Please set down all the lines beneath this one exactly, without the pictures.
## Start Data section
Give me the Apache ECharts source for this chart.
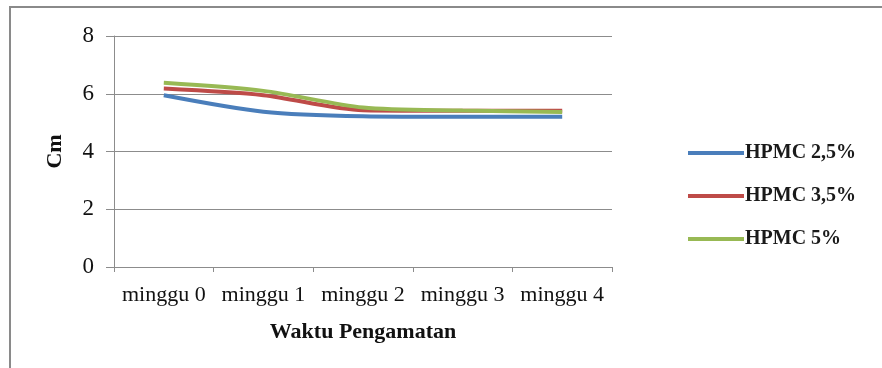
<!DOCTYPE html>
<html>
<head>
<meta charset="utf-8">
<script src="https://cdn.jsdelivr.net/npm/echarts@6/dist/echarts.min.js"></script>
<style>
  html, body { margin: 0; padding: 0; background: #fff; }
  #chart { width: 882px; height: 368px; }
</style>
</head>
<body>
<div id="chart"></div>
<script>
// Weekly observations (cm) for three HPMC concentrations
const categories = ['minggu 0', 'minggu 1', 'minggu 2', 'minggu 3', 'minggu 4'];
const hpmc25 = [5.95, 5.38, 5.22, 5.2, 5.2];
const hpmc35 = [6.18, 5.95, 5.43, 5.41, 5.41];
const hpmc5 = [6.38, 6.1, 5.52, 5.42, 5.37];
const seriesNames = ['HPMC 2,5%', 'HPMC 3,5%', 'HPMC 5%'];
const colors = ['#4a7ebb', '#be4b48', '#98b954'];

const serif = '"Liberation Serif", "Times New Roman", serif';

const chart = echarts.init(document.getElementById('chart'), null, { renderer: 'canvas' });

function lineSeries(name, data, color) {
  return {
    name: name,
    type: 'line',
    data: data,
    smooth: 0.28,
    symbol: 'none',
    lineStyle: { color: color, width: 4 },
    itemStyle: { color: color },
    z: 3
  };
}

chart.setOption({
  backgroundColor: '#ffffff',
  animation: false,
  color: colors,
  graphic: [{
    type: 'rect',
    shape: { x: 10, y: 7, width: 890, height: 380 },
    style: { fill: 'none', stroke: '#8a8a8a', lineWidth: 2 },
    silent: true
  }],
  grid: { left: 114, right: 270, top: 36, bottom: 101 },
  legend: {
    orient: 'vertical',
    left: 683,
    top: 137,
    itemWidth: 56,
    itemHeight: 4,
    itemGap: 21,
    icon: 'rect',
    data: seriesNames,
    textStyle: { fontFamily: serif, fontSize: 20, fontWeight: 'bold', color: '#1a1a1a', lineHeight: 22, padding: [0, 0, 0, -4] }
  },
  xAxis: {
    type: 'category',
    data: categories,
    boundaryGap: true,
    name: 'Waktu Pengamatan',
    nameLocation: 'middle',
    nameGap: 54,
    nameTextStyle: { fontFamily: serif, fontSize: 22, fontWeight: 'bold', color: '#111' },
    axisLine: { lineStyle: { color: '#8c8c8c', width: 1 } },
    axisTick: { show: true, interval: 0, length: 5, lineStyle: { color: '#8c8c8c' } },
    axisLabel: { interval: 0, hideOverlap: false, fontFamily: serif, fontSize: 22, color: '#111', margin: 17 }
  },
  yAxis: {
    type: 'value',
    min: 0,
    max: 8,
    interval: 2,
    name: 'Cm',
    nameLocation: 'middle',
    nameGap: 48,
    nameRotate: 90,
    nameTextStyle: { fontFamily: serif, fontSize: 22, fontWeight: 'bold', color: '#111' },
    axisLine: { show: true, lineStyle: { color: '#8c8c8c', width: 1 } },
    axisTick: { show: true, length: 8, lineStyle: { color: '#8c8c8c' } },
    axisLabel: { fontFamily: serif, fontSize: 23, color: '#111', margin: 20 },
    splitLine: { lineStyle: { color: '#8c8c8c', width: 1 } }
  },
  series: [
    lineSeries(seriesNames[0], hpmc25, colors[0]),
    lineSeries(seriesNames[1], hpmc35, colors[1]),
    lineSeries(seriesNames[2], hpmc5, colors[2])
  ]
});
</script>
</body>
</html>
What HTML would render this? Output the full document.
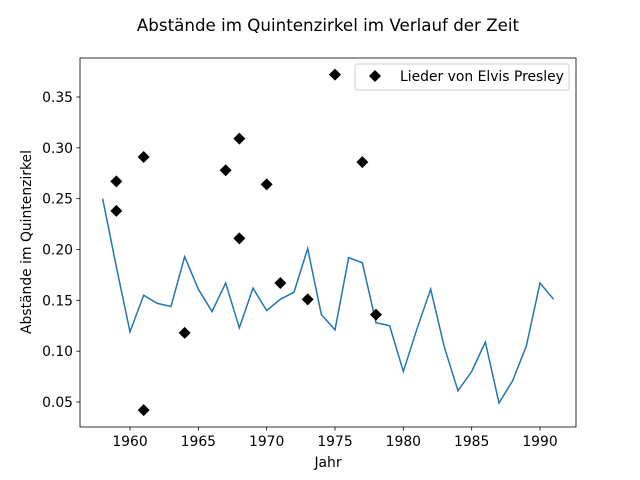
<!DOCTYPE html>
<html><head><meta charset="utf-8"><style>
body{margin:0;background:#fff;}
svg{display:block;font-family:"DejaVu Sans","Liberation Sans",sans-serif;}
</style></head><body>
<svg id="chart" width="640" height="480" viewBox="0 0 640 480">
<rect width="640" height="480" fill="#fff"/>
<text x="328" y="31" font-size="16.7" text-anchor="middle">Abstände im Quintenzirkel im Verlauf der Zeit</text>
<g id="plot"></g>
</svg>
<script>
const years=[1958,1959,1960,1961,1962,1963,1964,1965,1966,1967,1968,1969,1970,1971,1972,1973,1974,1975,1976,1977,1978,1979,1980,1981,1982,1983,1984,1985,1986,1987,1988,1989,1990,1991];
const avgValues=[0.25,0.183,0.119,0.155,0.147,0.144,0.193,0.161,0.139,0.167,0.123,0.162,0.140,0.151,0.158,0.201,0.136,0.121,0.192,0.187,0.128,0.125,0.080,0.122,0.161,0.104,0.061,0.080,0.109,0.049,0.071,0.105,0.167,0.151];
const songYears=[1959,1959,1961,1961,1964,1967,1968,1968,1970,1971,1973,1975,1977,1978];
const songValues=[0.267,0.238,0.291,0.042,0.118,0.278,0.309,0.211,0.264,0.167,0.151,0.372,0.286,0.136];
const xTicks=[1960,1965,1970,1975,1980,1985,1990];
const yTicks=[0.05,0.10,0.15,0.20,0.25,0.30,0.35];
const yTickLabels=["0.05","0.10","0.15","0.20","0.25","0.30","0.35"];
const L=80,R=576,T=58,B=427;
const FS=13.9;
const xs=v=>130+(v-1960)*(410/30);
const ys=v=>402-(v-0.05)*(305/0.3);
const NS="http://www.w3.org/2000/svg";
const g=document.getElementById('plot');
function mk(tag,attrs,parent){const e=document.createElementNS(NS,tag);for(const k in attrs)e.setAttribute(k,attrs[k]);(parent||g).appendChild(e);return e;}
const line=mk('polyline',{points:years.map((y,i)=>xs(y)+','+ys(avgValues[i])).join(' '),fill:'none',stroke:'#1f77b4','stroke-width':1.5});


songYears.forEach((y,i)=>{const cx=xs(y),cy=ys(songValues[i]);
 const m=mk('polygon',{points:`${cx},${cy-6} ${cx+6},${cy} ${cx},${cy+6} ${cx-6},${cy}`,fill:'#000'});
 
 });
const fr=mk('rect',{x:L,y:T,width:R-L,height:B-T,fill:'none',stroke:'#000','stroke-width':0.8});


xTicks.forEach(t=>{const x=xs(t);mk('line',{x1:x,x2:x,y1:B,y2:B+3.5,stroke:'#000','stroke-width':0.8});
 const tx=mk('text',{x:x,y:B+19,'font-size':FS,'text-anchor':'middle'});tx.textContent=t;
 
 });
yTicks.forEach((t,i)=>{const y=ys(t);mk('line',{x1:L-3.5,x2:L,y1:y,y2:y,stroke:'#000','stroke-width':0.8});
 const tx=mk('text',{x:L-7,y:y+5,'font-size':FS,'text-anchor':'end'});tx.textContent=yTickLabels[i];
 
 });
const xl=mk('text',{x:328,y:467,'font-size':FS,'text-anchor':'middle'});xl.textContent='Jahr';


const yl=mk('text',{x:31,y:242,'font-size':FS,'text-anchor':'middle',transform:'rotate(-90 31 242)'});yl.textContent='Abstände im Quintenzirkel';


const lg=mk('g',{});


mk('rect',{x:355,y:64,width:214,height:26,rx:2,fill:'#fff',stroke:'#ccc','stroke-width':1},lg);
mk('polygon',{points:'375,70 381,76 375,82 369,76',fill:'#000'},lg);
const lt=mk('text',{x:400,y:81,'font-size':FS},lg);lt.textContent='Lieder von Elvis Presley';


</script>
</body></html>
## End Data section
* Exercise response:
Give me the Apache ECharts source for this chart.
<!DOCTYPE html>
<html>
<head>
<meta charset="utf-8">
<script src="https://cdn.jsdelivr.net/npm/echarts@6/dist/echarts.min.js"></script>
<style>
  html, body { margin: 0; padding: 0; background: #fff; }
  #chart { width: 882px; height: 368px; }
</style>
</head>
<body>
<div id="chart"></div>
<script>
// Weekly observations (cm) for three HPMC concentrations
const categories = ['minggu 0', 'minggu 1', 'minggu 2', 'minggu 3', 'minggu 4'];
const hpmc25 = [5.95, 5.38, 5.22, 5.2, 5.2];
const hpmc35 = [6.18, 5.95, 5.43, 5.41, 5.41];
const hpmc5 = [6.38, 6.1, 5.52, 5.42, 5.37];
const seriesNames = ['HPMC 2,5%', 'HPMC 3,5%', 'HPMC 5%'];
const colors = ['#4a7ebb', '#be4b48', '#98b954'];

const serif = '"Liberation Serif", "Times New Roman", serif';

const chart = echarts.init(document.getElementById('chart'), null, { renderer: 'canvas' });

function lineSeries(name, data, color) {
  return {
    name: name,
    type: 'line',
    data: data,
    smooth: 0.28,
    symbol: 'none',
    lineStyle: { color: color, width: 4 },
    itemStyle: { color: color },
    z: 3
  };
}

chart.setOption({
  backgroundColor: '#ffffff',
  animation: false,
  color: colors,
  graphic: [{
    type: 'rect',
    shape: { x: 10, y: 7, width: 890, height: 380 },
    style: { fill: 'none', stroke: '#8a8a8a', lineWidth: 2 },
    silent: true
  }],
  grid: { left: 114, right: 270, top: 36, bottom: 101 },
  legend: {
    orient: 'vertical',
    left: 683,
    top: 137,
    itemWidth: 56,
    itemHeight: 4,
    itemGap: 21,
    icon: 'rect',
    data: seriesNames,
    textStyle: { fontFamily: serif, fontSize: 20, fontWeight: 'bold', color: '#1a1a1a', lineHeight: 22, padding: [0, 0, 0, -4] }
  },
  xAxis: {
    type: 'category',
    data: categories,
    boundaryGap: true,
    name: 'Waktu Pengamatan',
    nameLocation: 'middle',
    nameGap: 54,
    nameTextStyle: { fontFamily: serif, fontSize: 22, fontWeight: 'bold', color: '#111' },
    axisLine: { lineStyle: { color: '#8c8c8c', width: 1 } },
    axisTick: { show: true, interval: 0, length: 5, lineStyle: { color: '#8c8c8c' } },
    axisLabel: { interval: 0, hideOverlap: false, fontFamily: serif, fontSize: 22, color: '#111', margin: 17 }
  },
  yAxis: {
    type: 'value',
    min: 0,
    max: 8,
    interval: 2,
    name: 'Cm',
    nameLocation: 'middle',
    nameGap: 48,
    nameRotate: 90,
    nameTextStyle: { fontFamily: serif, fontSize: 22, fontWeight: 'bold', color: '#111' },
    axisLine: { show: true, lineStyle: { color: '#8c8c8c', width: 1 } },
    axisTick: { show: true, length: 8, lineStyle: { color: '#8c8c8c' } },
    axisLabel: { fontFamily: serif, fontSize: 23, color: '#111', margin: 20 },
    splitLine: { lineStyle: { color: '#8c8c8c', width: 1 } }
  },
  series: [
    lineSeries(seriesNames[0], hpmc25, colors[0]),
    lineSeries(seriesNames[1], hpmc35, colors[1]),
    lineSeries(seriesNames[2], hpmc5, colors[2])
  ]
});
</script>
</body>
</html>
What HTML would render this? Output the full document.
<!DOCTYPE html>
<html><head><meta charset="utf-8"><style>
body{margin:0;background:#fff;}
svg{display:block;font-family:"DejaVu Sans","Liberation Sans",sans-serif;}
</style></head><body>
<svg id="chart" width="640" height="480" viewBox="0 0 640 480">
<rect width="640" height="480" fill="#fff"/>
<text x="328" y="31" font-size="16.7" text-anchor="middle">Abstände im Quintenzirkel im Verlauf der Zeit</text>
<g id="plot"></g>
</svg>
<script>
const years=[1958,1959,1960,1961,1962,1963,1964,1965,1966,1967,1968,1969,1970,1971,1972,1973,1974,1975,1976,1977,1978,1979,1980,1981,1982,1983,1984,1985,1986,1987,1988,1989,1990,1991];
const avgValues=[0.25,0.183,0.119,0.155,0.147,0.144,0.193,0.161,0.139,0.167,0.123,0.162,0.140,0.151,0.158,0.201,0.136,0.121,0.192,0.187,0.128,0.125,0.080,0.122,0.161,0.104,0.061,0.080,0.109,0.049,0.071,0.105,0.167,0.151];
const songYears=[1959,1959,1961,1961,1964,1967,1968,1968,1970,1971,1973,1975,1977,1978];
const songValues=[0.267,0.238,0.291,0.042,0.118,0.278,0.309,0.211,0.264,0.167,0.151,0.372,0.286,0.136];
const xTicks=[1960,1965,1970,1975,1980,1985,1990];
const yTicks=[0.05,0.10,0.15,0.20,0.25,0.30,0.35];
const yTickLabels=["0.05","0.10","0.15","0.20","0.25","0.30","0.35"];
const L=80,R=576,T=58,B=427;
const FS=13.9;
const xs=v=>130+(v-1960)*(410/30);
const ys=v=>402-(v-0.05)*(305/0.3);
const NS="http://www.w3.org/2000/svg";
const g=document.getElementById('plot');
function mk(tag,attrs,parent){const e=document.createElementNS(NS,tag);for(const k in attrs)e.setAttribute(k,attrs[k]);(parent||g).appendChild(e);return e;}
const line=mk('polyline',{points:years.map((y,i)=>xs(y)+','+ys(avgValues[i])).join(' '),fill:'none',stroke:'#1f77b4','stroke-width':1.5});


songYears.forEach((y,i)=>{const cx=xs(y),cy=ys(songValues[i]);
 const m=mk('polygon',{points:`${cx},${cy-6} ${cx+6},${cy} ${cx},${cy+6} ${cx-6},${cy}`,fill:'#000'});
 
 });
const fr=mk('rect',{x:L,y:T,width:R-L,height:B-T,fill:'none',stroke:'#000','stroke-width':0.8});


xTicks.forEach(t=>{const x=xs(t);mk('line',{x1:x,x2:x,y1:B,y2:B+3.5,stroke:'#000','stroke-width':0.8});
 const tx=mk('text',{x:x,y:B+19,'font-size':FS,'text-anchor':'middle'});tx.textContent=t;
 
 });
yTicks.forEach((t,i)=>{const y=ys(t);mk('line',{x1:L-3.5,x2:L,y1:y,y2:y,stroke:'#000','stroke-width':0.8});
 const tx=mk('text',{x:L-7,y:y+5,'font-size':FS,'text-anchor':'end'});tx.textContent=yTickLabels[i];
 
 });
const xl=mk('text',{x:328,y:467,'font-size':FS,'text-anchor':'middle'});xl.textContent='Jahr';


const yl=mk('text',{x:31,y:242,'font-size':FS,'text-anchor':'middle',transform:'rotate(-90 31 242)'});yl.textContent='Abstände im Quintenzirkel';


const lg=mk('g',{});


mk('rect',{x:355,y:64,width:214,height:26,rx:2,fill:'#fff',stroke:'#ccc','stroke-width':1},lg);
mk('polygon',{points:'375,70 381,76 375,82 369,76',fill:'#000'},lg);
const lt=mk('text',{x:400,y:81,'font-size':FS},lg);lt.textContent='Lieder von Elvis Presley';


</script>
</body></html>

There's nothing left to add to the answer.